- Supplied information
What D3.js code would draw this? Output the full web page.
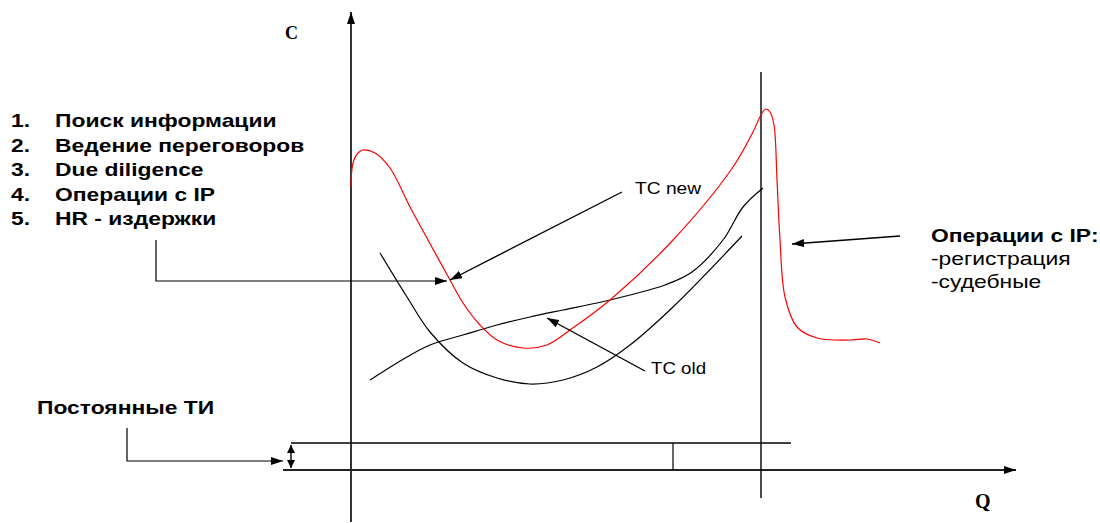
<!DOCTYPE html>
<html>
<head>
<meta charset="utf-8">
<script src="https://cdn.jsdelivr.net/npm/d3@7"></script>
<style>
html,body{margin:0;padding:0;background:#fff;}
svg{display:block;}
</style>
</head>
<body>
<svg id="chart" width="1100" height="523"></svg>
<script>
// ---- Data (Q, C units) ----
const tcNew = [[0,56.6],[0.4,61.4],[1.4,63.4],[2.4,64],[4.8,63.4],[7.8,60.4],[11.8,52.6],[15.4,46],[19.8,38],[22.4,33.4],[25.8,29],[29.2,26],[34.4,24.4],[39.2,25],[43.8,28],[51.8,34],[64.4,46],[76.4,60.6],[80.4,67.6],[82.2,71.4],[83,72.2],[83.8,71.6],[84.6,69],[85.2,58],[85.8,46],[86.8,34.6],[89.2,28.6],[93.2,26.4],[99.8,26],[103.2,26.2],[105.8,25.4]];
const tcOldU = [[5.8,43.4],[11.2,34.6],[15.8,27.6],[22.4,21.4],[29.2,18.4],[35.8,17.2],[42.4,18],[49.2,20.6],[55.8,25],[64.4,32.6],[78.2,46.8]];
const tcOldS = [[3.8,18],[11.2,22.6],[15.8,25],[22.4,27],[29.2,29],[35.8,30.6],[42.4,32],[49.2,33.4],[55.8,35],[62.8,37],[68.2,39.6],[74.4,46],[78.4,52.6],[82.4,56.4]];
const fixedCostLevel = 5.4;
const fixedCostRange = [-12, 88];
const capacityQ = 82;
const midQ = 64.4;
const listItems = ["Поиск информации","Ведение переговоров","Due diligence","Операции с IP","HR - издержки"];
const ipTitle = "Операции с IP:";
const ipItems = ["-регистрация","-судебные"];

const svg = d3.select("#chart");
const x = d3.scaleLinear().domain([0,133]).range([351,1016]);
const y = d3.scaleLinear().domain([0,91.2]).range([470,14]);

const defs = svg.append("defs");
defs.append("marker").attr("id","ah").attr("viewBox","0 0 12 8").attr("refX",12).attr("refY",4)
  .attr("markerWidth",12).attr("markerHeight",8).attr("markerUnits","userSpaceOnUse").attr("orient","auto-start-reverse")
  .append("path").attr("d","M0,0 L12,4 L0,8 Z").attr("fill","#000");
defs.append("marker").attr("id","ahs").attr("viewBox","0 0 8 8").attr("refX",8).attr("refY",4)
  .attr("markerWidth",8).attr("markerHeight",8).attr("markerUnits","userSpaceOnUse").attr("orient","auto-start-reverse")
  .append("path").attr("d","M0,0 L8,4 L0,8 Z").attr("fill","#000");

const line = d3.line().x(d=>x(d[0])).y(d=>y(d[1]));
const curve = d3.line().x(d=>x(d[0])).y(d=>y(d[1])).curve(d3.curveCatmullRom.alpha(0.5));

function seg(pts, opts={}){
  const p = svg.append("path").attr("d", line(pts)).attr("fill","none")
    .attr("stroke", opts.color||"#000").attr("stroke-width", opts.w||1.3);
  if(opts.end) p.attr("marker-end","url(#"+opts.end+")");
  if(opts.start) p.attr("marker-start","url(#"+opts.start+")");
  return p;
}

// axes
seg([[0,-10.4],[0,91.6]],{w:1.6,end:"ah"});
seg([[-13.6,0],[133,0]],{w:2,color:"#222",end:"ah"});
// capacity vertical line
seg([[capacityQ,-5.6],[capacityQ,79.6]],{w:1.4});
// fixed costs
seg([[fixedCostRange[0],fixedCostLevel],[fixedCostRange[1],fixedCostLevel]],{w:1.4});
seg([[midQ,0],[midQ,fixedCostLevel]],{w:1.2});
seg([[fixedCostRange[0],0.4],[fixedCostRange[0],fixedCostLevel-0.4]],{w:1.4,start:"ahs",end:"ahs"});

// curves
svg.append("path").attr("d",curve(tcOldU)).attr("fill","none").attr("stroke","#000").attr("stroke-width",1.2);
svg.append("path").attr("d",curve(tcOldS)).attr("fill","none").attr("stroke","#000").attr("stroke-width",1.2);
svg.append("path").attr("d",curve(tcNew)).attr("fill","none").attr("stroke","#ff0000").attr("stroke-width",1.2);

// annotation arrows
seg([[-44.8,8.4],[-44.8,1.8],[-13.6,1.8]],{w:1.2,end:"ah"});
seg([[-39,46],[-39,37.8],[19.2,37.8]],{w:1.2,end:"ah"});
seg([[54.2,55.6],[19.8,38]],{w:1.4,end:"ah"});
seg([[58.8,19.8],[39.2,30.4]],{w:1.4,end:"ah"});
seg([[109.8,46.8],[88.2,45.2]],{w:1.4,end:"ah"});

// texts
const sans = "Liberation Sans, Arial, sans-serif";
const serif = "Liberation Serif, Times New Roman, serif";
function label(px, py, t, size, bold, sx, family){
  svg.append("text").attr("transform",`translate(${px},${py}) scale(${sx},1)`)
    .text(t).attr("font-family",family||sans).attr("font-weight",bold?"bold":"normal").attr("font-size",size).attr("fill","#000");
}
label(285,39,"C",18,true,1,serif);
label(975,508,"Q",20,true,1,serif);

listItems.forEach((t,i)=>{
  label(11,127+i*24.5,(i+1)+".",18,true,1.27);
  label(55,127+i*24.5,t,18,true,1.27);
});
label(37,414,"Постоянные ТИ",18,true,1.27);
label(635,194,"TC new",17,false,1.13);
label(651,374,"TC old",17,false,1.1);
label(931,242,ipTitle,18,true,1.27);
ipItems.forEach((t,i)=>{
  label(931,265+i*23,t,18,false,1.27);
});
</script>
</body>
</html>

- Problem details
Copy the whole listing above word for word but do not carry over the pictures.

- Final result
What D3.js code would draw this? Output the full web page.
<!DOCTYPE html>
<html>
<head>
<meta charset="utf-8">
<script src="https://cdn.jsdelivr.net/npm/d3@7"></script>
<style>
html,body{margin:0;padding:0;background:#fff;}
svg{display:block;}
</style>
</head>
<body>
<svg id="chart" width="1100" height="523"></svg>
<script>
// ---- Data (Q, C units) ----
const tcNew = [[0,56.6],[0.4,61.4],[1.4,63.4],[2.4,64],[4.8,63.4],[7.8,60.4],[11.8,52.6],[15.4,46],[19.8,38],[22.4,33.4],[25.8,29],[29.2,26],[34.4,24.4],[39.2,25],[43.8,28],[51.8,34],[64.4,46],[76.4,60.6],[80.4,67.6],[82.2,71.4],[83,72.2],[83.8,71.6],[84.6,69],[85.2,58],[85.8,46],[86.8,34.6],[89.2,28.6],[93.2,26.4],[99.8,26],[103.2,26.2],[105.8,25.4]];
const tcOldU = [[5.8,43.4],[11.2,34.6],[15.8,27.6],[22.4,21.4],[29.2,18.4],[35.8,17.2],[42.4,18],[49.2,20.6],[55.8,25],[64.4,32.6],[78.2,46.8]];
const tcOldS = [[3.8,18],[11.2,22.6],[15.8,25],[22.4,27],[29.2,29],[35.8,30.6],[42.4,32],[49.2,33.4],[55.8,35],[62.8,37],[68.2,39.6],[74.4,46],[78.4,52.6],[82.4,56.4]];
const fixedCostLevel = 5.4;
const fixedCostRange = [-12, 88];
const capacityQ = 82;
const midQ = 64.4;
const listItems = ["Поиск информации","Ведение переговоров","Due diligence","Операции с IP","HR - издержки"];
const ipTitle = "Операции с IP:";
const ipItems = ["-регистрация","-судебные"];

const svg = d3.select("#chart");
const x = d3.scaleLinear().domain([0,133]).range([351,1016]);
const y = d3.scaleLinear().domain([0,91.2]).range([470,14]);

const defs = svg.append("defs");
defs.append("marker").attr("id","ah").attr("viewBox","0 0 12 8").attr("refX",12).attr("refY",4)
  .attr("markerWidth",12).attr("markerHeight",8).attr("markerUnits","userSpaceOnUse").attr("orient","auto-start-reverse")
  .append("path").attr("d","M0,0 L12,4 L0,8 Z").attr("fill","#000");
defs.append("marker").attr("id","ahs").attr("viewBox","0 0 8 8").attr("refX",8).attr("refY",4)
  .attr("markerWidth",8).attr("markerHeight",8).attr("markerUnits","userSpaceOnUse").attr("orient","auto-start-reverse")
  .append("path").attr("d","M0,0 L8,4 L0,8 Z").attr("fill","#000");

const line = d3.line().x(d=>x(d[0])).y(d=>y(d[1]));
const curve = d3.line().x(d=>x(d[0])).y(d=>y(d[1])).curve(d3.curveCatmullRom.alpha(0.5));

function seg(pts, opts={}){
  const p = svg.append("path").attr("d", line(pts)).attr("fill","none")
    .attr("stroke", opts.color||"#000").attr("stroke-width", opts.w||1.3);
  if(opts.end) p.attr("marker-end","url(#"+opts.end+")");
  if(opts.start) p.attr("marker-start","url(#"+opts.start+")");
  return p;
}

// axes
seg([[0,-10.4],[0,91.6]],{w:1.6,end:"ah"});
seg([[-13.6,0],[133,0]],{w:2,color:"#222",end:"ah"});
// capacity vertical line
seg([[capacityQ,-5.6],[capacityQ,79.6]],{w:1.4});
// fixed costs
seg([[fixedCostRange[0],fixedCostLevel],[fixedCostRange[1],fixedCostLevel]],{w:1.4});
seg([[midQ,0],[midQ,fixedCostLevel]],{w:1.2});
seg([[fixedCostRange[0],0.4],[fixedCostRange[0],fixedCostLevel-0.4]],{w:1.4,start:"ahs",end:"ahs"});

// curves
svg.append("path").attr("d",curve(tcOldU)).attr("fill","none").attr("stroke","#000").attr("stroke-width",1.2);
svg.append("path").attr("d",curve(tcOldS)).attr("fill","none").attr("stroke","#000").attr("stroke-width",1.2);
svg.append("path").attr("d",curve(tcNew)).attr("fill","none").attr("stroke","#ff0000").attr("stroke-width",1.2);

// annotation arrows
seg([[-44.8,8.4],[-44.8,1.8],[-13.6,1.8]],{w:1.2,end:"ah"});
seg([[-39,46],[-39,37.8],[19.2,37.8]],{w:1.2,end:"ah"});
seg([[54.2,55.6],[19.8,38]],{w:1.4,end:"ah"});
seg([[58.8,19.8],[39.2,30.4]],{w:1.4,end:"ah"});
seg([[109.8,46.8],[88.2,45.2]],{w:1.4,end:"ah"});

// texts
const sans = "Liberation Sans, Arial, sans-serif";
const serif = "Liberation Serif, Times New Roman, serif";
function label(px, py, t, size, bold, sx, family){
  svg.append("text").attr("transform",`translate(${px},${py}) scale(${sx},1)`)
    .text(t).attr("font-family",family||sans).attr("font-weight",bold?"bold":"normal").attr("font-size",size).attr("fill","#000");
}
label(285,39,"C",18,true,1,serif);
label(975,508,"Q",20,true,1,serif);

listItems.forEach((t,i)=>{
  label(11,127+i*24.5,(i+1)+".",18,true,1.27);
  label(55,127+i*24.5,t,18,true,1.27);
});
label(37,414,"Постоянные ТИ",18,true,1.27);
label(635,194,"TC new",17,false,1.13);
label(651,374,"TC old",17,false,1.1);
label(931,242,ipTitle,18,true,1.27);
ipItems.forEach((t,i)=>{
  label(931,265+i*23,t,18,false,1.27);
});
</script>
</body>
</html>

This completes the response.